The study of Christ-devotion has extensively been explored by Larry Hurtado (One God, One Lord; Lord Jesus Christ), Richard Bauckham (Jesus and the God of Israel), and James D. G. Dunn (Did the First Christians Worship Jesus?) among others, each examining the nature and extent of Christ-devotion from the earliest days of Christianity. These scholars have sought to address the divine significance and worship of Jesus in the context of Jewish monotheism.
While generally appreciative of these scholars’ contributions in accounting for the christological implications of Revelation 4-5, this paper attempts to advance the conversation further by examining the worship of the Lamb in the text from the perspective of Discourse Analysis, relating it to the rest of the book of Revelation.

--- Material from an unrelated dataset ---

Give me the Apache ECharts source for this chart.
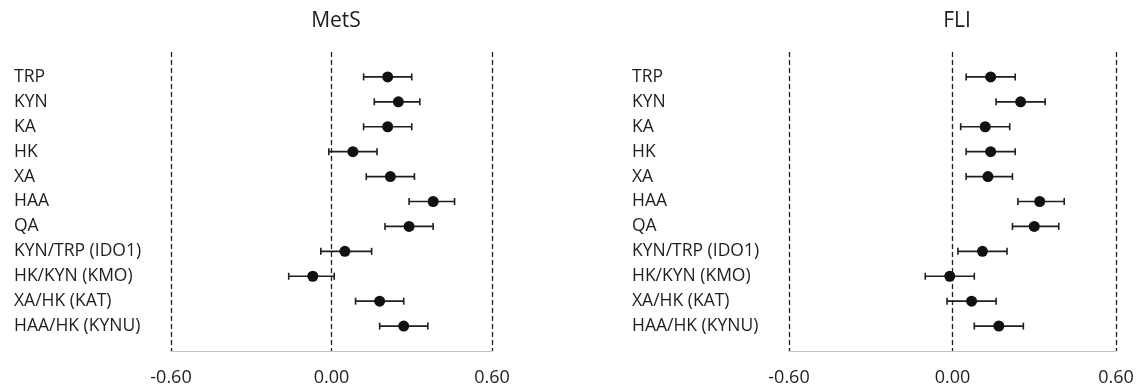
<!DOCTYPE html>
<html>
<head>
<meta charset="utf-8">
<script src="https://cdn.jsdelivr.net/npm/echarts@6/dist/echarts.min.js"></script>
<style>
  html, body { margin: 0; padding: 0; background: #fff; }
  #chart { width: 1137px; height: 391px; }
</style>
</head>
<body>
<div id="chart"></div>
<script>
// categories top to bottom
const categories = ['TRP', 'KYN', 'KA', 'HK', 'XA', 'HAA', 'QA',
  'KYN/TRP (IDO1)', 'HK/KYN (KMO)', 'XA/HK (KAT)', 'HAA/HK (KYNU)'];

// MetS estimates with lower/upper CI
const metsEst  = [0.21, 0.25, 0.21, 0.08, 0.22, 0.38, 0.29, 0.05, -0.07, 0.18, 0.27];
const metsLow  = [0.12, 0.16, 0.12, -0.01, 0.13, 0.29, 0.20, -0.04, -0.16, 0.09, 0.18];
const metsHigh = [0.30, 0.33, 0.30, 0.17, 0.31, 0.46, 0.38, 0.15, 0.01, 0.27, 0.36];

// FLI estimates with lower/upper CI
const fliEst  = [0.14, 0.25, 0.12, 0.14, 0.13, 0.32, 0.30, 0.11, -0.01, 0.07, 0.17];
const fliLow  = [0.05, 0.16, 0.03, 0.05, 0.05, 0.24, 0.22, 0.02, -0.10, -0.02, 0.08];
const fliHigh = [0.23, 0.34, 0.21, 0.23, 0.22, 0.41, 0.39, 0.20, 0.08, 0.16, 0.26];

const xTicks = [-0.6, 0, 0.6];

const FONT = '"Open Sans", sans-serif';
const n = categories.length;

function yPos(i) { return n - i; }

function ciData(low, high) {
  return low.map((l, i) => [l, high[i], yPos(i)]);
}
function ptData(est) {
  return est.map((v, i) => [v, yPos(i)]);
}

function renderCI(params, api) {
  const y = api.value(2);
  const a = api.coord([api.value(0), y]);
  const b = api.coord([api.value(1), y]);
  const h = 3.5;
  const style = { stroke: '#1e1e1e', lineWidth: 1.6 };
  return {
    type: 'group',
    children: [
      { type: 'line', shape: { x1: a[0], y1: a[1], x2: b[0], y2: b[1] }, style: style },
      { type: 'line', shape: { x1: a[0], y1: a[1] - h, x2: a[0], y2: a[1] + h }, style: style },
      { type: 'line', shape: { x1: b[0], y1: b[1] - h, x2: b[0], y2: b[1] + h }, style: style }
    ]
  };
}

function xAxis(idx) {
  return {
    type: 'value', gridIndex: idx,
    min: xTicks[0], max: xTicks[xTicks.length - 1], interval: 0.6,
    axisLine: { show: true, lineStyle: { color: '#c4c4c4', width: 1.2 } },
    axisTick: { show: false },
    axisLabel: {
      margin: 18, fontFamily: FONT, fontSize: 18, color: '#1e1e1e',
      formatter: v => v.toFixed(2)
    },
    splitLine: { show: true, lineStyle: { color: '#1e1e1e', type: [5, 3], width: 1.3 } }
  };
}

function yAxis(idx) {
  return {
    type: 'value', gridIndex: idx, min: 0, max: 12, interval: 1,
    axisLine: { show: false }, axisTick: { show: false }, splitLine: { show: false },
    axisLabel: {
      align: 'left', margin: 157, fontFamily: FONT, fontSize: 17.5, color: '#1e1e1e',
      padding: [4, 0, 0, 0],
      formatter: v => categories[n - v] || ''
    }
  };
}

const chart = echarts.init(document.getElementById('chart'));
chart.setOption({
  backgroundColor: '#ffffff',
  animation: false,
  title: [
    { text: 'MetS', left: 331, top: 6, textAlign: 'center',
      textStyle: { fontFamily: FONT, fontSize: 21, fontWeight: 'normal', color: '#1e1e1e' } },
    { text: 'FLI', left: 952, top: 6, textAlign: 'center',
      textStyle: { fontFamily: FONT, fontSize: 21, fontWeight: 'normal', color: '#1e1e1e' } }
  ],
  grid: [
    { left: 171, width: 321, top: 52, height: 299 },
    { left: 789, width: 327, top: 52, height: 299 }
  ],
  xAxis: [xAxis(0), xAxis(1)],
  yAxis: [yAxis(0), yAxis(1)],
  series: [
    { type: 'custom', xAxisIndex: 0, yAxisIndex: 0, renderItem: renderCI,
      encode: { x: [0, 1], y: 2 }, data: ciData(metsLow, metsHigh), z: 2 },
    { type: 'scatter', xAxisIndex: 0, yAxisIndex: 0, symbolSize: 11,
      itemStyle: { color: '#111111', opacity: 1 }, data: ptData(metsEst), z: 3 },
    { type: 'custom', xAxisIndex: 1, yAxisIndex: 1, renderItem: renderCI,
      encode: { x: [0, 1], y: 2 }, data: ciData(fliLow, fliHigh), z: 2 },
    { type: 'scatter', xAxisIndex: 1, yAxisIndex: 1, symbolSize: 11,
      itemStyle: { color: '#111111', opacity: 1 }, data: ptData(fliEst), z: 3 }
  ]
});
</script>
</body>
</html>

By examining the macrostructure of Revelation and locating Revelation 4-5 within it, this paper will show how the worship of the Father and that of the Son are interlinked through various linguistic cues and discourse devices in the text (e.g. the use of ἄξιος εἶ in 4:11 and 5:9). Such an examination will demonstrate that John intended his readers to see Jesus, the slain Lamb, as coequal with the Father and the Spirit. Furthermore, by applying Discourse Analysis methods to the subject of Christ-devotion, this paper will offer a thorough examination of John’s argumentation across the book of Revelation while giving prior attention to Revelation 4-5.